It seems like everyone in the Chicago area is trying to time the real estate market these days. Sellers are holding out for higher prices, convinced that the market is going to turn around any day now and they are going to make 50% on the home they bought 5 years ago. Buyers, on the other hand, are waiting on the sidelines for sellers to capitulate on their asking prices, fearing that they might otherwise buy a house that goes down 10% within the first year. The question on everyone’s mind is whether or not home prices in Chicago have bottomed out yet.

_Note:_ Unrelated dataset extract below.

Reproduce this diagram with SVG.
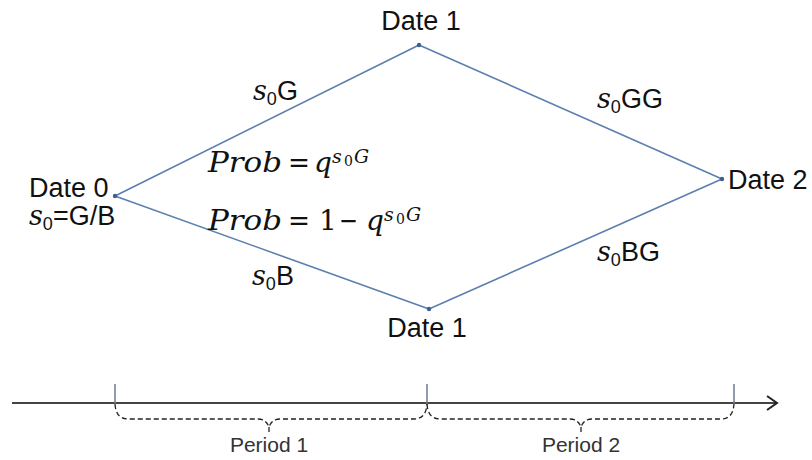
<svg xmlns="http://www.w3.org/2000/svg" width="812" height="460" viewBox="0 0 812 460">
<defs>
<style>
.bg{fill:#ffffff}
.edge{stroke:#5b7fae;stroke-width:1.6;fill:none}
.dot{fill:#3f5f8c}
.lbl{font-family:"Liberation Sans",Arial,sans-serif;font-size:27px;fill:#111}
.mi{font-family:"DejaVu Serif","Liberation Serif",serif;font-style:italic;fill:#111}
.mu{font-family:"DejaVu Serif","Liberation Serif",serif;font-style:normal;fill:#111}
.big{font-size:28px}
.sup{font-size:19px}
.sub{font-size:14px}
.axis{stroke:#444;stroke-width:2;fill:none}
.tick{stroke:#6b7b93;stroke-width:1.5}
.brace{stroke:#222;stroke-width:1.3;fill:none;stroke-dasharray:5 3}
.per{font-family:"Liberation Sans",Arial,sans-serif;font-size:21px;fill:#333}
</style>
<marker id="arr" markerWidth="14" markerHeight="16" refX="12" refY="8" orient="auto" markerUnits="userSpaceOnUse">
<path d="M2,1 L12,8 L2,15" stroke="#222" stroke-width="2" fill="none"/>
</marker>
</defs>
<rect class="bg" x="0" y="0" width="812" height="460"/>

<g id="connectors">
<line class="edge" x1="115" y1="196" x2="419" y2="45"/>
<line class="edge" x1="115" y1="196" x2="429" y2="309"/>
<line class="edge" x1="419" y1="45" x2="722" y2="179"/>
<line class="edge" x1="429" y1="309" x2="722" y2="179"/>
</g>

<g id="node-date0">
<circle class="dot" cx="115" cy="196" r="2.2"/>
<text class="lbl" x="29" y="197">Date 0</text>
<text class="lbl" x="29" y="225"><tspan class="mi">s</tspan><tspan font-size="18" dy="5">0</tspan><tspan dy="-5">=G/B</tspan></text>
</g>
<g id="node-date1-top">
<circle class="dot" cx="419" cy="45" r="2.2"/>
<text class="lbl" x="421" y="30" text-anchor="middle">Date 1</text>
</g>
<g id="node-date1-bottom">
<circle class="dot" cx="429" cy="309" r="2.2"/>
<text class="lbl" x="427" y="337" text-anchor="middle">Date 1</text>
</g>
<g id="node-date2">
<circle class="dot" cx="722" cy="179" r="2.2"/>
<text class="lbl" x="728" y="189">Date 2</text>
</g>

<g id="edge-labels">
<text class="lbl" x="253" y="100"><tspan class="mi">s</tspan><tspan font-size="18" dy="5">0</tspan><tspan dy="-5">G</tspan></text>
<text class="lbl" x="252" y="285"><tspan class="mi">s</tspan><tspan font-size="18" dy="5">0</tspan><tspan dy="-5">B</tspan></text>
<text class="lbl" x="597" y="108"><tspan class="mi">s</tspan><tspan font-size="18" dy="5">0</tspan><tspan dy="-5">GG</tspan></text>
<text class="lbl" x="597" y="261"><tspan class="mi">s</tspan><tspan font-size="18" dy="5">0</tspan><tspan dy="-5">BG</tspan></text>
</g>

<g id="prob-labels">
<text class="mi big" x="208" y="172" textLength="74" lengthAdjust="spacingAndGlyphs">Prob</text>
<text class="mu big" x="288" y="172" textLength="22" lengthAdjust="spacingAndGlyphs">=</text>
<text class="mi big" x="314" y="172">q</text>
<text class="mi sup" x="332" y="163">s</text>
<text class="mu sub" x="344" y="166">0</text>
<text class="mi sup" x="354" y="163">G</text>

<text class="mi big" x="208" y="230" textLength="74" lengthAdjust="spacingAndGlyphs">Prob</text>
<text class="mu big" x="288" y="230" textLength="22" lengthAdjust="spacingAndGlyphs">=</text>
<text class="mu big" x="319" y="230">1</text>
<text class="mu big" x="339" y="230" textLength="19" lengthAdjust="spacingAndGlyphs">−</text>
<text class="mi big" x="366" y="230">q</text>
<text class="mi sup" x="384" y="221">s</text>
<text class="mu sub" x="396" y="224">0</text>
<text class="mi sup" x="406" y="221">G</text>
</g>

<g id="timeline">
<line class="axis" x1="12" y1="403" x2="777" y2="403" marker-end="url(#arr)"/>
<line class="tick" x1="115" y1="384" x2="115" y2="404"/>
<line class="tick" x1="427" y1="384" x2="427" y2="404"/>
<line class="tick" x1="734" y1="384" x2="734" y2="404"/>
<path class="brace" d="M115,404 Q116,419 128,419 H258 Q266,419 269,427 Q272,419 280,419 H414 Q426,419 427,404 M269,427 V433"/>
<path class="brace" d="M427,404 Q428,419 440,419 H570 Q578,419 581,427 Q584,419 592,419 H721 Q733,419 734,404 M581,427 V433"/>
<text class="per" x="269" y="452" text-anchor="middle">Period 1</text>
<text class="per" x="581" y="452" text-anchor="middle">Period 2</text>
</g>
</svg>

In general, trying to time any market is a risky proposition since you don’t really know until after the fact whether or not you bought at the bottom or sold at the top. It’s especially tricky with real estate because you have to really time the size of your mortgage payment, which is a combination of prices and interest rates. It doesn’t do you any good to buy at the bottom if interest rates have jumped up and more than offset the impact of declining prices. For instance, from May to June interest rates have shot up 60 basis points, which is enough to raise your mortgage payments by 6.6%. I also maintain that you shouldn’t look at a house as an investment in the first place because first and foremost it’s a place to live. Do you really want to spend the next 7 years of your life in a house that you picked based upon its assumed appreciation potential?

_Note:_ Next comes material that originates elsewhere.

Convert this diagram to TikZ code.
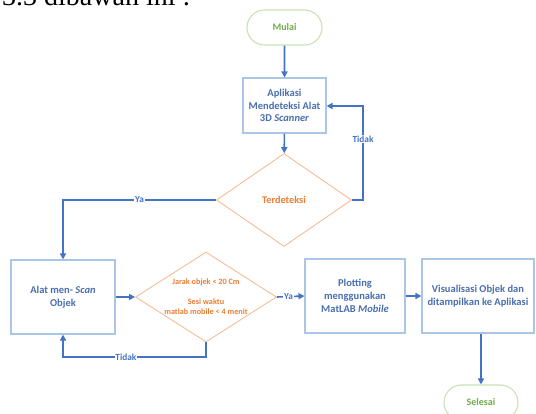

But let’s move beyond how I think you should be looking at the Chicago real estate market and let’s try to answer the question you are going to ask anyway. I can offer you three different sets of data that might shed some light on where Chicago is in the home price cycle.
First, the stock market is usually pretty good at predicting the future. Stock prices usually reflect what is about to happen to the economy, bottoming in advance of an economic bottom. For this perspective we can look at the S&P Homebuilders index over the last 5 years.

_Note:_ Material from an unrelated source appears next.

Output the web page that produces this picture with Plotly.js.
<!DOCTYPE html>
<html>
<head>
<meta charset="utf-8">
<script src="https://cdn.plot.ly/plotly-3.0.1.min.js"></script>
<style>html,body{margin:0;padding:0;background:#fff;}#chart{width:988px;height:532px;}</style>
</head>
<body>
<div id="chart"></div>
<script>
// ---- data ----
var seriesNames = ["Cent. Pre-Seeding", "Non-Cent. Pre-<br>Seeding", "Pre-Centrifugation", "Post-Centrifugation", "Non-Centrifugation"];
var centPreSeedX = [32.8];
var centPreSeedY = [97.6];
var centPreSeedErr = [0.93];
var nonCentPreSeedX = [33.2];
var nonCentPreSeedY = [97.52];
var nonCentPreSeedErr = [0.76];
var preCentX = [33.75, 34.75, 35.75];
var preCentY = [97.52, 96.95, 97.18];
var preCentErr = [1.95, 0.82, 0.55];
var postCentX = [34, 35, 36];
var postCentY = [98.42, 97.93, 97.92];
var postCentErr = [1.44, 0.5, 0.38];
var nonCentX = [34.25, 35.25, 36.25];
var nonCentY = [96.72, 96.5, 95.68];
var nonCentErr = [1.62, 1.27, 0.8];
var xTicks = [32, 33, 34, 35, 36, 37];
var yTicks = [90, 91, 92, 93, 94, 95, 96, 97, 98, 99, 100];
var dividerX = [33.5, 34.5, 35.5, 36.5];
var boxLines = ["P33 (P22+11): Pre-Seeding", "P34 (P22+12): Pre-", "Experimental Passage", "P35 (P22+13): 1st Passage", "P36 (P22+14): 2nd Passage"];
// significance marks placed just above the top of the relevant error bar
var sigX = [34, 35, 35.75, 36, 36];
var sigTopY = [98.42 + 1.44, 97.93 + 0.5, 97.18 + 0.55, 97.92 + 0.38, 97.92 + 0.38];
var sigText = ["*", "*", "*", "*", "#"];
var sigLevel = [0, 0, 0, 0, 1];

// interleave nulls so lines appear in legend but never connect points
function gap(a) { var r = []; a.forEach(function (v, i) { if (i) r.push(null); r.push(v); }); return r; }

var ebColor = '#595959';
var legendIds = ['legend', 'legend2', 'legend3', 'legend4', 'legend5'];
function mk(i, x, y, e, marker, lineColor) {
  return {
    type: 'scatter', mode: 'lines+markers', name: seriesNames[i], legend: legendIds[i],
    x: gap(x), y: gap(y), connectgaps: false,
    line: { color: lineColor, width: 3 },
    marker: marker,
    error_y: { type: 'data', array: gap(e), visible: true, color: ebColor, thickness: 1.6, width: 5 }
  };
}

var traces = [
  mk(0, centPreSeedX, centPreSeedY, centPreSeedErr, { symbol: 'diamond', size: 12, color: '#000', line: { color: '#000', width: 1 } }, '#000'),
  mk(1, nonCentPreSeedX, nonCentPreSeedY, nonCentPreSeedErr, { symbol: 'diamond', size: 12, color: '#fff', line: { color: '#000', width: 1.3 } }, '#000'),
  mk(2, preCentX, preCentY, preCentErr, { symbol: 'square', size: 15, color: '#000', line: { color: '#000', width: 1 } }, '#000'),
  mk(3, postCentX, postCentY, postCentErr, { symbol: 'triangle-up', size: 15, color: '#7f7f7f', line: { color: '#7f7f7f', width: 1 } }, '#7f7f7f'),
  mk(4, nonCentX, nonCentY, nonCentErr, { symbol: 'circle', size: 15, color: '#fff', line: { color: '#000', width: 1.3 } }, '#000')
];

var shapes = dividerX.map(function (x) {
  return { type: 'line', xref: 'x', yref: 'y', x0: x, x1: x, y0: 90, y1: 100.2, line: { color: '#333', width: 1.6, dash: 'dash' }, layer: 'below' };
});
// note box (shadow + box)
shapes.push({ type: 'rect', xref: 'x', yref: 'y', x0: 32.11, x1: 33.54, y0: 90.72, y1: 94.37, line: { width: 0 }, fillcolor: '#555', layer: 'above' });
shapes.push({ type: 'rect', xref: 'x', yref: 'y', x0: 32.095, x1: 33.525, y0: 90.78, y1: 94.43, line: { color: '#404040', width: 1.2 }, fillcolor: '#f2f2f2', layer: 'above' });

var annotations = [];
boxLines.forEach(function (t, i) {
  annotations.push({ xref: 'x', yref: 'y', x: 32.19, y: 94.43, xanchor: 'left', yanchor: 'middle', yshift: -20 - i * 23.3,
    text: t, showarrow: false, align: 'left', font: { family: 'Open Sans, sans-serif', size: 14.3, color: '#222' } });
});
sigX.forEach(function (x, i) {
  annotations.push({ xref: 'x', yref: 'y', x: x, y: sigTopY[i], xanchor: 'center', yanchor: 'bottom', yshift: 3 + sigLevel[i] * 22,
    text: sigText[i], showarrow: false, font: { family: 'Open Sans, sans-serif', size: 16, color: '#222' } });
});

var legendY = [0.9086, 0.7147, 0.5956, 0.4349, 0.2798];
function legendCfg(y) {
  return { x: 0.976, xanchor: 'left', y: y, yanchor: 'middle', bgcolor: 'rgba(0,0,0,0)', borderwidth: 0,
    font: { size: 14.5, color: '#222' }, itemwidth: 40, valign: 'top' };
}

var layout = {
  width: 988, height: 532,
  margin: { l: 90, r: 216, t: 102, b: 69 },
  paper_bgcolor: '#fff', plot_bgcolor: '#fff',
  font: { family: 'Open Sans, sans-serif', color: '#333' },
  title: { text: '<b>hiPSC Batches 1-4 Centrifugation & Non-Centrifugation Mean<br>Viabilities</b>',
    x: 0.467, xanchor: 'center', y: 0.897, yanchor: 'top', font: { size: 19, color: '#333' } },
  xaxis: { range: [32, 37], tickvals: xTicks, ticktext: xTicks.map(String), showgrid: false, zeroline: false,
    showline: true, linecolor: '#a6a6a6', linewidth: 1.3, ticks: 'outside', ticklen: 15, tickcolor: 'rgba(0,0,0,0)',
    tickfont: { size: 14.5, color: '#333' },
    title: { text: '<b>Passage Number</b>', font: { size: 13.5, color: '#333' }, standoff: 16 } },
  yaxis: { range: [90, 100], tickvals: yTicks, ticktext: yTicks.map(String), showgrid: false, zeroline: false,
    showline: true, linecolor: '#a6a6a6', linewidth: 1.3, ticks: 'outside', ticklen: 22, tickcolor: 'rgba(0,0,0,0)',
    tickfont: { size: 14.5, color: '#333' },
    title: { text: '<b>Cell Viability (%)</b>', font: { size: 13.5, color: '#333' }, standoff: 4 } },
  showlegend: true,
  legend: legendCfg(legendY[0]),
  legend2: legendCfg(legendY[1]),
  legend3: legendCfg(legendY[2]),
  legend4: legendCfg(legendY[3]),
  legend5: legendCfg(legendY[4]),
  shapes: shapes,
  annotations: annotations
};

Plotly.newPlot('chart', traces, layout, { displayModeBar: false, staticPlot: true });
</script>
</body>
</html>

As you can see this index peaked in the first half of 2005 so it did a pretty good job of predicting the housing meltdown more than a year in advance of the peak. Unfortunately, there is no evidence that it has bottomed out yet. The groundhog has seen it’s shadow.
Another financial market that provides a glimpse into the future is the futures exchanges. It is often said that the best weather forecast for Florida comes not from the national weather service but from the orange juice futures market. For Chicago home prices we can look at the futures prices for the Case-Shiller home price index for Chicago, which show a decline until sometime in 2010. As of April the index was at 150.4 and the May 2010 value is 125, which amounts to a projected 17% further decline over the next 2 years. But one has to be careful in leaning too heavily on futures prices. Although the futures markets might be the most accurate forecast on average that doesn’t amount to always being accurate. For instance, for the past year oil futures have been predicting flat oil prices out into the foreseeable future and you all know how accurate that forecast has been.
Finally, if we go back to the long term trend in Chicago housing prices we can see that home prices overshot the long term trend for several years. By looking at the deviation of prices from the long term trend one can conclude that prices should come down by an additional 13%.
OK. So there you have it. Three different techniques that all say that Chicago home prices have not bottomed. Of course, that doesn’t mean prices will come down further. All 3 of these prediction methods could be wrong. Furthermore, even if it is true that prices are still too high they don’t necessarily have to come down in order to get back in line with reality. They can simply stagnate at this level until inflation catches up with them. It all comes down to how quickly sellers get real.
One more note for the sophisticated investor. If you really want to speculate on the direction of housing prices in Chicago or if you want to protect yourself from future price changes you can buy or sell the Case-Shiller futures on the Chicago Mercantile Exchange. For instance, if you want to sell your house but think that prices are going up in the future you could go ahead and sell at today’s price and then buy futures which will gain if home prices in fact go up. That way you can separate the investment aspect of home ownership from the living aspect.